In this respect, it is interesting to note that the demand for CD-ROM products has been very slow to develop, and I do wonder how many of the CD-ROM encyclopaedias that have been given away with new computers actually get used - I have two of them, but I still go to my old edition of Colliers Encyclopedia when I want to check something that needs an encyclopaedia.
It may also be that where it is absolutely necessary to preserve some kind of information, the book form may remain the way to do it for many years, since the problems of preserving paper are well understood and can be dealt with. The problems of preserving digital forms can only be guessed at, and the possibility of unreadability of data because of changes in technology is real. True, archives and records are more usually subject to those preservation requirements and the problem in relation to other kinds of information is that, at the point of publication, we may not know whether something is worth preserving or not, and any decision we make may be contradicted by our successors, in any event.
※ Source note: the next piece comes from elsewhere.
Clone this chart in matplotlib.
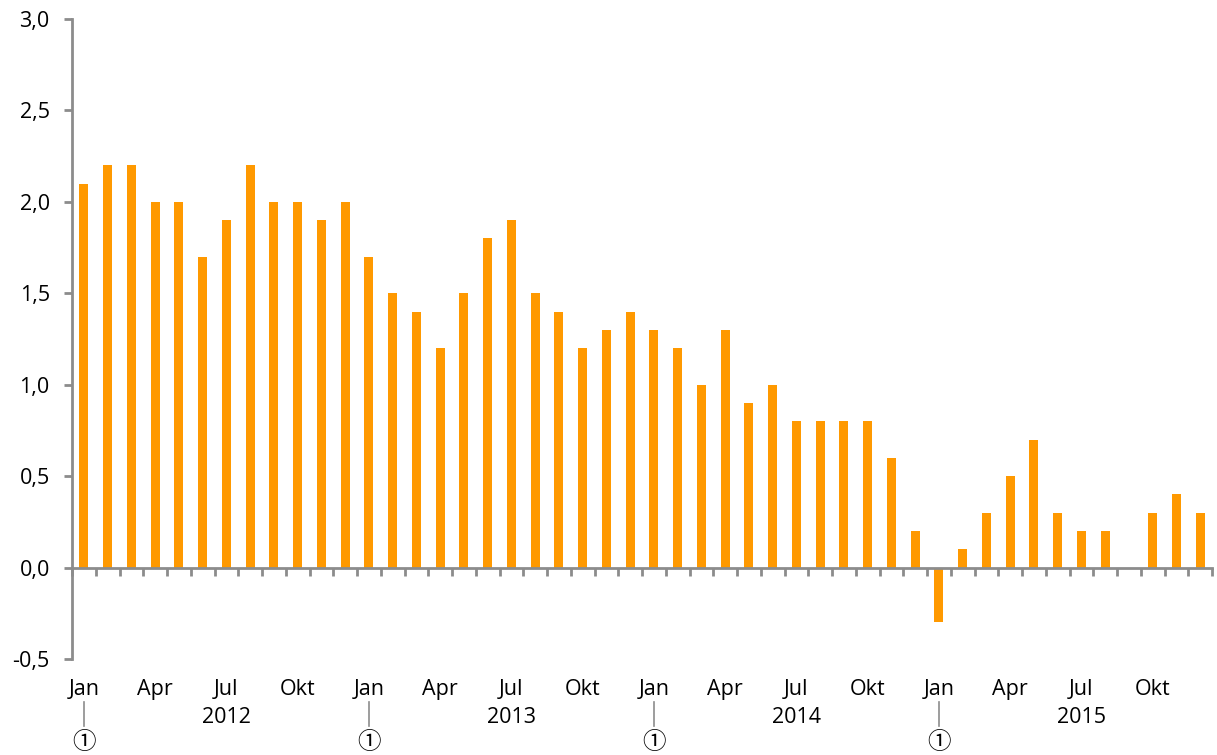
import matplotlib
matplotlib.use("Agg")
import matplotlib.pyplot as plt
import matplotlib.transforms as mtransforms

# monthly values Jan 2012 - Dec 2015
years = ["2012", "2013", "2014", "2015"]
month_labels = ["Jan", "Apr", "Jul", "Okt"]
values_2012 = [2.1, 2.2, 2.2, 2.0, 2.0, 1.7, 1.9, 2.2, 2.0, 2.0, 1.9, 2.0]
values_2013 = [1.7, 1.5, 1.4, 1.2, 1.5, 1.8, 1.9, 1.5, 1.4, 1.2, 1.3, 1.4]
values_2014 = [1.3, 1.2, 1.0, 1.3, 0.9, 1.0, 0.8, 0.8, 0.8, 0.8, 0.6, 0.2]
values_2015 = [-0.3, 0.1, 0.3, 0.5, 0.7, 0.3, 0.2, 0.2, 0.0, 0.3, 0.4, 0.3]
y_ticks = [-0.5, 0.0, 0.5, 1.0, 1.5, 2.0, 2.5, 3.0]

values = values_2012 + values_2013 + values_2014 + values_2015
n = len(values)

plt.rcParams['font.family'] = ['Open Sans', 'DejaVu Sans', 'Noto Sans CJK SC']
grey = '#8c8c8c'
orange = '#ff9900'
fs = 15.5

fig = plt.figure(figsize=(12.17, 7.55), dpi=100)
ax = fig.add_axes([72 / 1217, 1 - 659 / 755, 1140 / 1217, 640 / 755])

ax.bar(range(n), values, width=0.38, color=orange)

ax.set_xlim(-0.5, n - 0.5)
ax.set_ylim(-0.5, 3.0)
ax.set_yticks(y_ticks)
ax.set_yticklabels([f"{t:.1f}".replace('.', ',') for t in y_ticks], fontsize=fs)

for s in ['top', 'right']:
    ax.spines[s].set_visible(False)
ax.spines['left'].set_color(grey)
ax.spines['left'].set_linewidth(2)
ax.spines['bottom'].set_position(('data', 0))
ax.spines['bottom'].set_color(grey)
ax.spines['bottom'].set_linewidth(2)

ax.set_xticks([i - 0.5 for i in range(n + 1)])
ax.set_xticklabels([])
ax.tick_params(axis='x', direction='out', length=6, width=2, color=grey)
ax.tick_params(axis='y', direction='out', length=6, width=2, color=grey, pad=10)

trans = mtransforms.blended_transform_factory(ax.transData, ax.transAxes)
for k, yr in enumerate(years):
    base = k * 12
    for j, m in enumerate(month_labels):
        ax.text(base + j * 3, -0.048, m, transform=trans, ha='center', va='center',
                fontsize=fs, clip_on=False)
    ax.text(base + 6, -0.092, yr, transform=trans, ha='center', va='center',
            fontsize=fs, clip_on=False)
    ax.plot([base, base], [-0.067, -0.105], transform=trans, color=grey,
            lw=1.2, clip_on=False)
    ax.text(base, -0.13, "\u2460", transform=trans, ha='center', va='center',
            fontsize=17, clip_on=False, family=['Noto Sans CJK SC', 'DejaVu Sans'])

fig.savefig("out.png", dpi=100)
Finally, many books are art objects and have aesthetic appeal: some are such because they are old and exhibit aspects of the history of typography, book illustration or binding that we wish to preserve, but some are still produced today and we will probably wish to continue producing them - again, for so long as there is a market.
In spite of my enthusiasm for some aspects of electronic publishing, I do believe that the book has a future - it has been around now for a very long time and there are established social and organizational mechanisms for its creation, archiving, preservation and conservation. It will be some considerable time before electronic publications have such an assured basis for their existence.
I have suggested, now and again, that the market will ultimately determine what goes into electronic publication and what stays in print and, as far as books are concerned, I think that it is the aspects of portability, usability and aesthetics that will determine how long they survive. In all three of these characteristics I do not see any true competitor to the book at present.